## REQUEST
Begin at the line containing "Write a Python" in the entries below and end at the line containing "import numpy as np"; transcribe that range exactly and nothing outside it.

## MATERIAL
———

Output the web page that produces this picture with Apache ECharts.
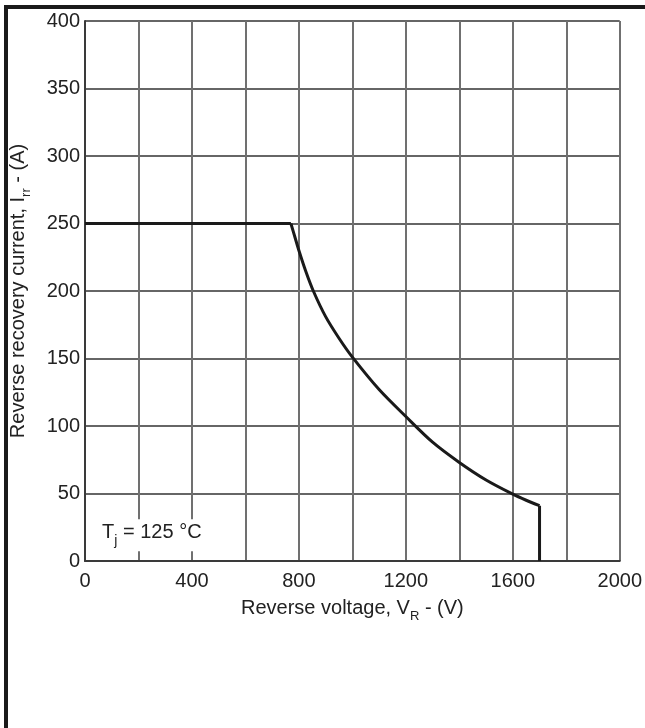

———

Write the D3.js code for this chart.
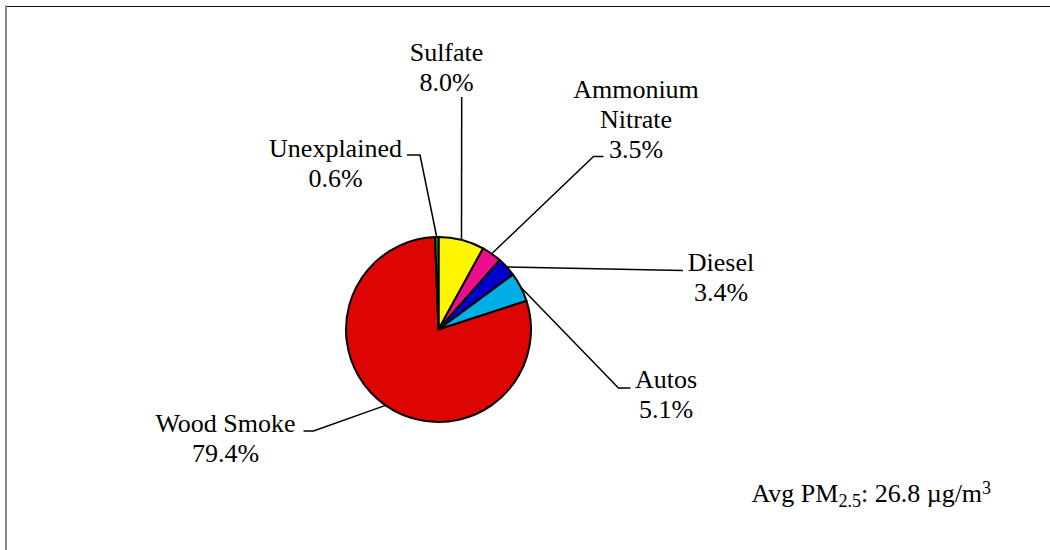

———

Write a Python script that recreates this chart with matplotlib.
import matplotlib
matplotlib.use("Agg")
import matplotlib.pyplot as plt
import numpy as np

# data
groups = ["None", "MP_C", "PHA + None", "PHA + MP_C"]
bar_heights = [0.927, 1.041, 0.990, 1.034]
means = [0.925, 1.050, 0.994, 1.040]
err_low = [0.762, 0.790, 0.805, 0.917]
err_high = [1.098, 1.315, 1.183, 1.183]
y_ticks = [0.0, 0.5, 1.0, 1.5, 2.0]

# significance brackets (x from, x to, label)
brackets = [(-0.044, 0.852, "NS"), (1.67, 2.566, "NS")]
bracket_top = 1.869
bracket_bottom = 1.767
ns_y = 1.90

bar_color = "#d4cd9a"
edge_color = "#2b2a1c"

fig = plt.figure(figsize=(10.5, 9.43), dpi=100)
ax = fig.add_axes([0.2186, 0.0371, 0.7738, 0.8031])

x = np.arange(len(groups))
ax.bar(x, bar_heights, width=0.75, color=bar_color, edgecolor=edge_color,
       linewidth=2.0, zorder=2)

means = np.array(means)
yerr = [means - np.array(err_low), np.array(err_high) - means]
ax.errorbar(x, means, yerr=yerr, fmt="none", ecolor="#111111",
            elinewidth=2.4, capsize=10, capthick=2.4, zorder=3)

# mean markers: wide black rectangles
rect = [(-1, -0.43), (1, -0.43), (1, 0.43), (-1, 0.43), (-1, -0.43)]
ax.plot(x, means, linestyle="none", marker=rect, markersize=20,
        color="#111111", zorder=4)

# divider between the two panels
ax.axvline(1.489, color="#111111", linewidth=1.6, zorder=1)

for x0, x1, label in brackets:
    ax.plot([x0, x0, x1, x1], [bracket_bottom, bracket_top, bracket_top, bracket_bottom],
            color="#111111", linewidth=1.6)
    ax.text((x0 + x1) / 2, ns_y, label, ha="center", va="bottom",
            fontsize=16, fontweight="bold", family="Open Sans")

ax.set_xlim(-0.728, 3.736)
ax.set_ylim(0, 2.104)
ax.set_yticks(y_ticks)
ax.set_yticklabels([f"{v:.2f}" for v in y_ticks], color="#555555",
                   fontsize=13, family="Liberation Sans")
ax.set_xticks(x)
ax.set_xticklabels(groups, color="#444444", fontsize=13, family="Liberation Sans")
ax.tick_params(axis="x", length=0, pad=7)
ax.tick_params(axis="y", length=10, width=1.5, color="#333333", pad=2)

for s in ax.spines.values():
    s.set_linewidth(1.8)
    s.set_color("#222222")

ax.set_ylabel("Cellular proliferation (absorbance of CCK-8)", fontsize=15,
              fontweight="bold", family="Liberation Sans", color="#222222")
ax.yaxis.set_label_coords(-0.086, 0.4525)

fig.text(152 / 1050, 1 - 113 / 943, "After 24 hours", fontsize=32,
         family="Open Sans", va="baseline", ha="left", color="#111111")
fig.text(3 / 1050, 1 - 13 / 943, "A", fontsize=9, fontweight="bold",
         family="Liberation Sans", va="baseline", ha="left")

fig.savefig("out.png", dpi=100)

———

## OUTPUT BELOW
Write a Python script that recreates this chart with matplotlib.
import matplotlib
matplotlib.use("Agg")
import matplotlib.pyplot as plt
import numpy as np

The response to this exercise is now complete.